What does the art of the past mean to the artist of the present? In this ongoing program, moderated by Kimbell staff, artists and architects discuss works in the museum’s collection, share the special insights of the practicing professional, and relate older art to contemporary artistic concerns, including their own.

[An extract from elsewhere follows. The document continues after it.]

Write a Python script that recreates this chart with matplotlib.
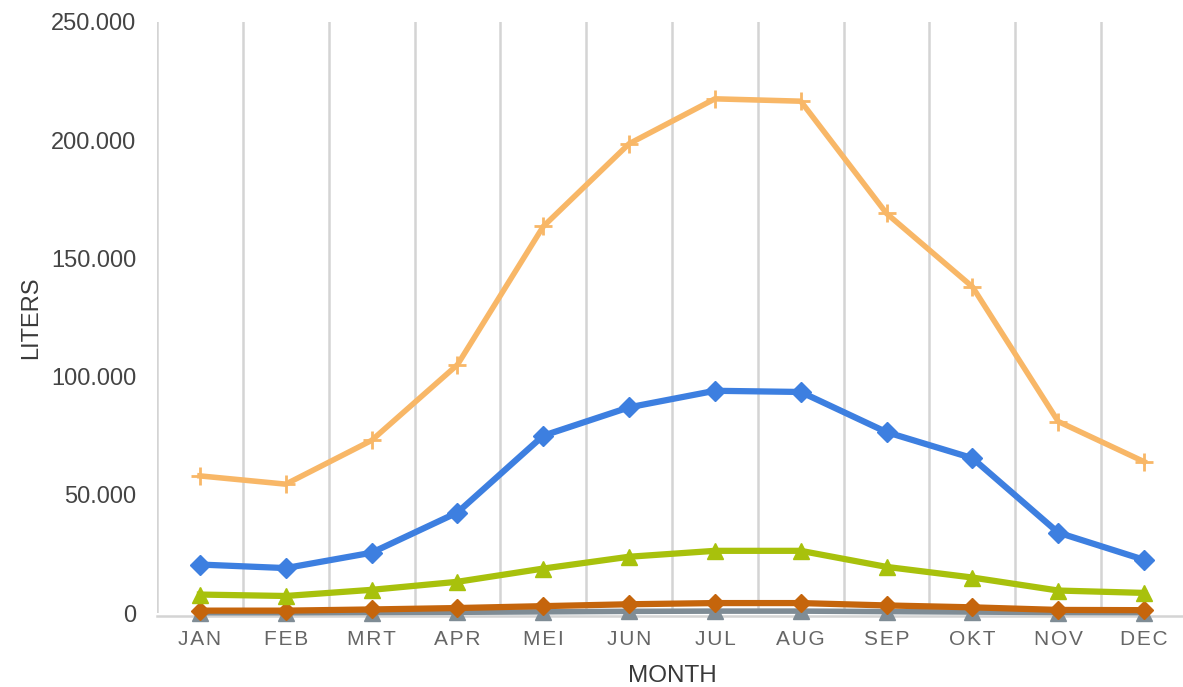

Darren Waterston has been exhibiting his paintings, works on paper, and installations in the U.S. and abroad since the early 1990s. His otherworldly compositions, rich in layers of color and spiked with ambiguous references to landscape, are inspired both by nature and by his understanding of the art of the past. Recent exhibition highlights include Darren Waterston’s Filthy Lucre: Whistler’s Peacock Room Reimagined at Victoria and Albert Museum (2020), an irreverent full-scale re-creation of the famous room that James McNeill Whistler decorated in London in the 1870s, previously exhibited at The Smithsonian Institution’s Freer/Sackler Galleries (2016) and as part of the exhibition Uncertain Beauty at Massachusetts Museum of Modern Art (2014). Other institutional projects include Forest Eater at The Contemporary Museum, Honolulu (2011); and Splendid Grief: The Afterlife of Leland Stanford Jr. (2009), an installation at The Cantor Arts Center at Stanford University, CA.